Mountain climbing is a really nerve-wracking activity to watch because there is always the possibility of a fall, and there were a number of spectacular falls in the script. The first scene of the movie had a woman fall to her death from a zip-line because her straps magically undid themselves. The camera gave us a really wide shot as we see her plummeting an impossible distance. Great effect! Or there was one really amazing close-up shot of Stallone stranded on the side of a cliff. The camera begins to pan out until we see just how massive the cliff is, and how tiny he looks, desperately clinging to the bare rock. Now that was an incredible shot, and from what I learned in my research, many of the shots of mountain climbing were real, and Stallone did most of his own stunts!
Once again, I have to lump the stunts into the visual effects, and there were lots of exciting examples. There was the scene in which Stallone was under the ice in a frozen Rocky Mountain river, and shoots the bad guy through the ice. There was a sequence in which Stallone kills another baddie after sliding down a long slope. I liked how our hero was on the bottom, on his stomach, and while still sliding quickly down the mountain, he changes positions and starts punching the villain in the face as the speed toward a cliff. There was the great effect of Stallone killing one of the bad guys by lifting him up and impaling him on a hanging stalactite.
But there was one stunt in particular that was pretty cool. It was when a stunt man zip-lined from one flying aircraft to another. There was no CGI used for this scene, no compositing, no green-screening. The guy actually did the stunt, and because of the danger, he received a million dollars, earning Cliffhanger the award for the most expensive aerial stunt in movie history. British stuntman, Simon Crane, did the stunt at fifteen thousand feet without a safety harness. Wow! I wouldn’t do that, even for a million dollars!

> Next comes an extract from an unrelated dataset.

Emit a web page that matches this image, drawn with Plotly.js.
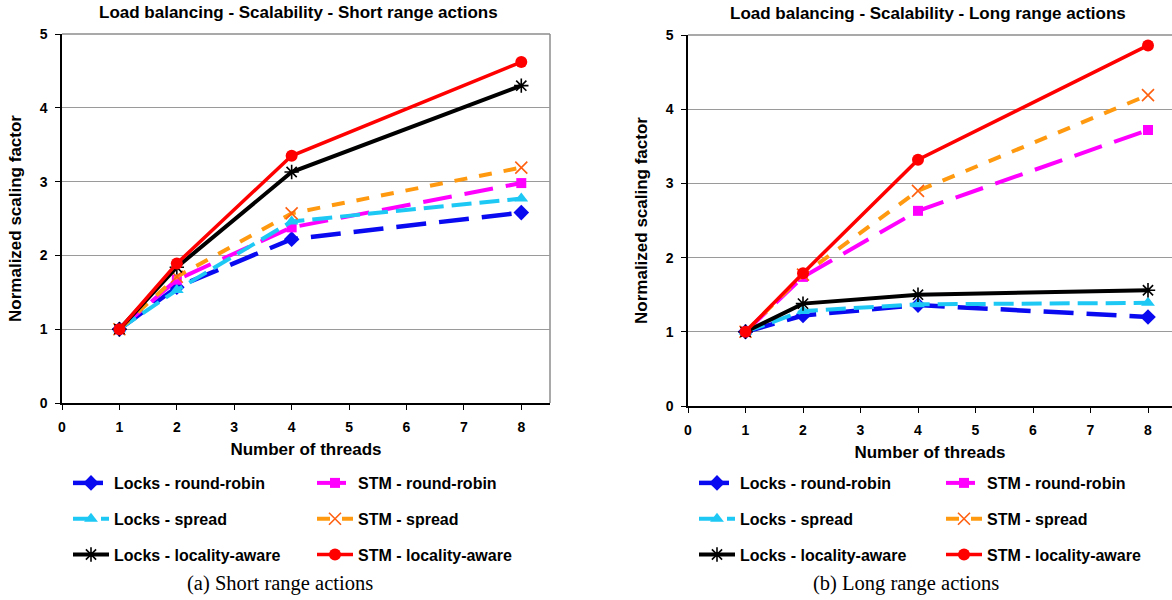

Another impressive visual effect was the avalanche scene. In it, a ton of snow and ice slide off the top of the mountain, nearly killing Stallone, and carrying one unfortunate bad guy off a cliff. And there was the film’s climax, of course, where the main bad guy, played my Jonathan Lithgow falls to his death inside a wrecked helicopter. When it hits the ground, it naturally explodes in a fantastic fire-ball. So we have to use suspension of disbelief for a while and allow some impossible things to happen without questioning them, but it sure made for an exciting action film.